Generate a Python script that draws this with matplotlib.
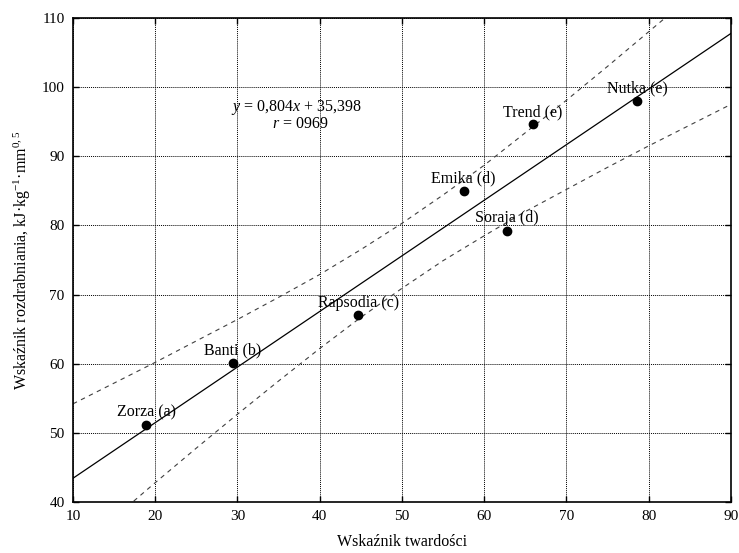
import matplotlib.pyplot as plt

plt.rcParams["font.family"] = "Liberation Serif"
plt.rcParams["mathtext.fontset"] = "custom"
plt.rcParams["mathtext.rm"] = "Liberation Serif"
plt.rcParams["mathtext.it"] = "Liberation Serif:italic"
plt.rcParams["font.size"] = 11.5

# odmiany pszenicy
names = ["Zorza (a)", "Banti (b)", "Rapsodia (c)", "Emika (d)", "Soraja (d)", "Trend (e)", "Nutka (e)"]
hardness = [18.9, 29.4, 44.7, 57.5, 62.8, 65.9, 78.6]
grinding = [51.1, 60.1, 67.0, 85.0, 79.2, 94.6, 98.0]

# regresja y = 0,804x + 35,398
slope = 0.804
intercept = 35.398

# pasy ufnosci (odczyt z wykresu)
band_x = [10, 15, 20, 25, 30, 35, 40, 45, 50, 55, 60, 65, 70, 75, 80, 85, 90]
band_upper = [54.2, 57.2, 60.2, 63.3, 66.4, 69.6, 72.9, 76.5, 80.3, 84.4, 88.7, 93.4, 98.1, 103.0, 108.0, 113.0, 118.1]
band_lower = [32.6, 37.7, 42.8, 47.8, 52.7, 57.5, 62.2, 66.7, 70.9, 74.9, 78.5, 82.0, 85.2, 88.4, 91.5, 94.5, 97.5]

x_ticks = [10, 20, 30, 40, 50, 60, 70, 80, 90]
y_ticks = [40, 50, 60, 70, 80, 90, 100, 110]

fig = plt.figure(figsize=(7.39, 5.53), dpi=100)
ax = fig.add_axes([0.0988, 0.0922, 0.8902, 0.8753])

ax.grid(True, color="black", linestyle=(0, (1, 1)), linewidth=0.7)
ax.set_axisbelow(True)

x_line = [10, 90]
y_line = [slope * x + intercept for x in x_line]
ax.plot(x_line, y_line, color="black", linewidth=0.9)

ax.plot(band_x, band_upper, color="0.25", linewidth=0.8, dashes=(4, 4))
ax.plot(band_x, band_lower, color="0.25", linewidth=0.8, dashes=(4, 4))

ax.plot(hardness, grinding, "o", color="black", markersize=6)

for name, x, y in zip(names, hardness, grinding):
    ax.annotate(name, (x, y), xytext=(0, 9), textcoords="offset points",
                ha="center", va="center", fontsize=11.5)

ax.text(37.2, 97.0, r"$y$ = 0,804$x$ + 35,398", ha="center", va="center", fontsize=11.5)
ax.text(37.6, 94.6, r"$r$ = 0969", ha="center", va="center", fontsize=11.5)

ax.set_xlim(10, 90)
ax.set_ylim(40, 110)
ax.set_xticks(x_ticks)
ax.set_yticks(y_ticks)
ax.tick_params(direction="in", length=4, width=1, top=True, right=True, labelsize=11, pad=6)
for spine in ax.spines.values():
    spine.set_linewidth(1.2)

ax.set_xlabel("Wskaźnik twardości", fontsize=11.5, labelpad=8)
ax.set_ylabel(r"Wskaźnik rozdrabniania, kJ·kg$^{-1}$·mm$^{0,5}$", fontsize=11.5, labelpad=6)

plt.savefig("out.png", dpi=100)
--
Given task:
Repeat the lines above exactly, and keep every picture out.

Full answer:
Generate a Python script that draws this with matplotlib.
import matplotlib.pyplot as plt

plt.rcParams["font.family"] = "Liberation Serif"
plt.rcParams["mathtext.fontset"] = "custom"
plt.rcParams["mathtext.rm"] = "Liberation Serif"
plt.rcParams["mathtext.it"] = "Liberation Serif:italic"
plt.rcParams["font.size"] = 11.5

# odmiany pszenicy
names = ["Zorza (a)", "Banti (b)", "Rapsodia (c)", "Emika (d)", "Soraja (d)", "Trend (e)", "Nutka (e)"]
hardness = [18.9, 29.4, 44.7, 57.5, 62.8, 65.9, 78.6]
grinding = [51.1, 60.1, 67.0, 85.0, 79.2, 94.6, 98.0]

# regresja y = 0,804x + 35,398
slope = 0.804
intercept = 35.398

# pasy ufnosci (odczyt z wykresu)
band_x = [10, 15, 20, 25, 30, 35, 40, 45, 50, 55, 60, 65, 70, 75, 80, 85, 90]
band_upper = [54.2, 57.2, 60.2, 63.3, 66.4, 69.6, 72.9, 76.5, 80.3, 84.4, 88.7, 93.4, 98.1, 103.0, 108.0, 113.0, 118.1]
band_lower = [32.6, 37.7, 42.8, 47.8, 52.7, 57.5, 62.2, 66.7, 70.9, 74.9, 78.5, 82.0, 85.2, 88.4, 91.5, 94.5, 97.5]

x_ticks = [10, 20, 30, 40, 50, 60, 70, 80, 90]
y_ticks = [40, 50, 60, 70, 80, 90, 100, 110]

fig = plt.figure(figsize=(7.39, 5.53), dpi=100)
ax = fig.add_axes([0.0988, 0.0922, 0.8902, 0.8753])

ax.grid(True, color="black", linestyle=(0, (1, 1)), linewidth=0.7)
ax.set_axisbelow(True)

x_line = [10, 90]
y_line = [slope * x + intercept for x in x_line]
ax.plot(x_line, y_line, color="black", linewidth=0.9)

ax.plot(band_x, band_upper, color="0.25", linewidth=0.8, dashes=(4, 4))
ax.plot(band_x, band_lower, color="0.25", linewidth=0.8, dashes=(4, 4))

ax.plot(hardness, grinding, "o", color="black", markersize=6)

for name, x, y in zip(names, hardness, grinding):
    ax.annotate(name, (x, y), xytext=(0, 9), textcoords="offset points",
                ha="center", va="center", fontsize=11.5)

ax.text(37.2, 97.0, r"$y$ = 0,804$x$ + 35,398", ha="center", va="center", fontsize=11.5)
ax.text(37.6, 94.6, r"$r$ = 0969", ha="center", va="center", fontsize=11.5)

ax.set_xlim(10, 90)
ax.set_ylim(40, 110)
ax.set_xticks(x_ticks)
ax.set_yticks(y_ticks)
ax.tick_params(direction="in", length=4, width=1, top=True, right=True, labelsize=11, pad=6)
for spine in ax.spines.values():
    spine.set_linewidth(1.2)

ax.set_xlabel("Wskaźnik twardości", fontsize=11.5, labelpad=8)
ax.set_ylabel(r"Wskaźnik rozdrabniania, kJ·kg$^{-1}$·mm$^{0,5}$", fontsize=11.5, labelpad=6)

plt.savefig("out.png", dpi=100)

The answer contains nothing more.